= Peter Sullivan (music producer) =

British record producer

Peter Michael Sullivan (28 September 1933 – 17 November 2020) was a British record producer, active mostly during the 1960s, and most often associated with records by Tom Jones and Engelbert Humperdinck.

==Biography==
By the late 1950s, Sullivan was working at the His Master's Voice record label as assistant to producer Wally Ridley. Ridley allowed Sullivan to take charge of recording sessions by a rock and roll group, Johnny Kidd and the Pirates, in 1960, and, working with engineer Malcolm Addey, Sullivan produced "Shakin' All Over", which became a hit single in the UK.

Sullivan left HMV in 1962 and joined Decca Records as a producer. There, he produced records by Kathy Kirby, Lee Curtis and the All-Stars, and Bern Elliott and the Fenmen, before discovering Scottish singer Lulu and producing her debut hit "Shout".

Although the details of their first contact are disputed, Sullivan was also one of the first to recognise the recording potential of Welsh singer Tom Jones, then known as Tommy Scott. In late 1964, Sullivan produced Tom Jones' single, "It's Not Unusual", insisting that a brass section be used in the arrangement. The song became a number one hit on the UK Singles Chart in March 1965, launching Jones' career. Sullivan continued to produce Tom Jones' records in the 1960s, including "What's New Pussycat?", "Green, Green Grass of Home", and "Delilah". He also produced the UK number one hit by Engelbert Humperdinck, "The Last Waltz", and records by Solomon King, Jim Capaldi, and Demis Roussos, among others.

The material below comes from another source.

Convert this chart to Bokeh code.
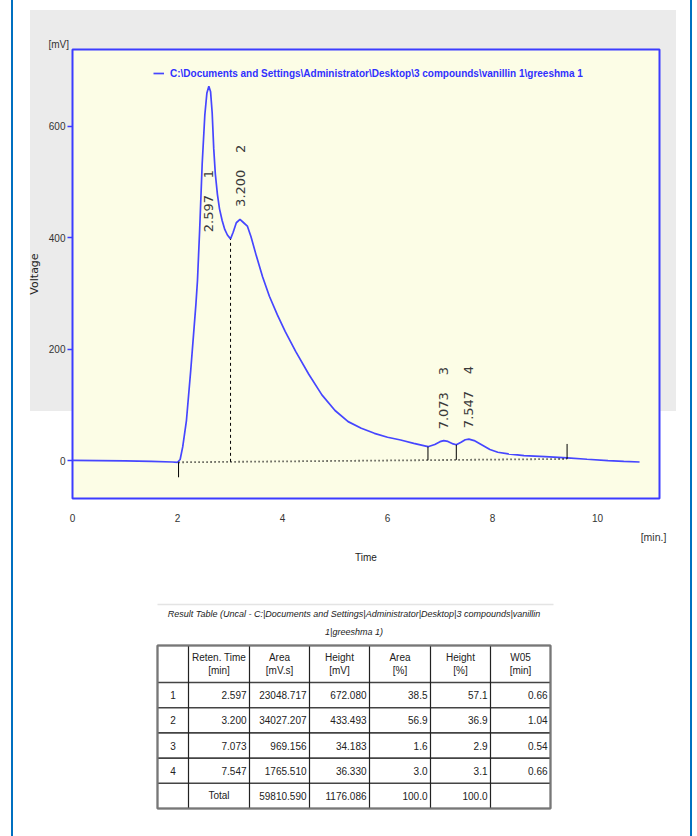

In 1965, together with George Martin, Ron Richards and John Burgess of EMI, Sullivan helped set up Associated Independent Recording (AIR), one of the earliest independent record production companies. George Martin commented in 1971: "I know I could not make records as well as Peter Sullivan in his particular field–every one of Tom Jones and Engelbert Humperdinck’s records required a special skill that he had. Equally, I know he could not have coped with the Beatles. We are complementary. We give each other something the other lacks and needs and, most important of all, we like each other."

Sullivan later lived and worked as a music consultant and record producer in Nashville, Tennessee.

He died in November 2020 from leukaemia, at the age of 87.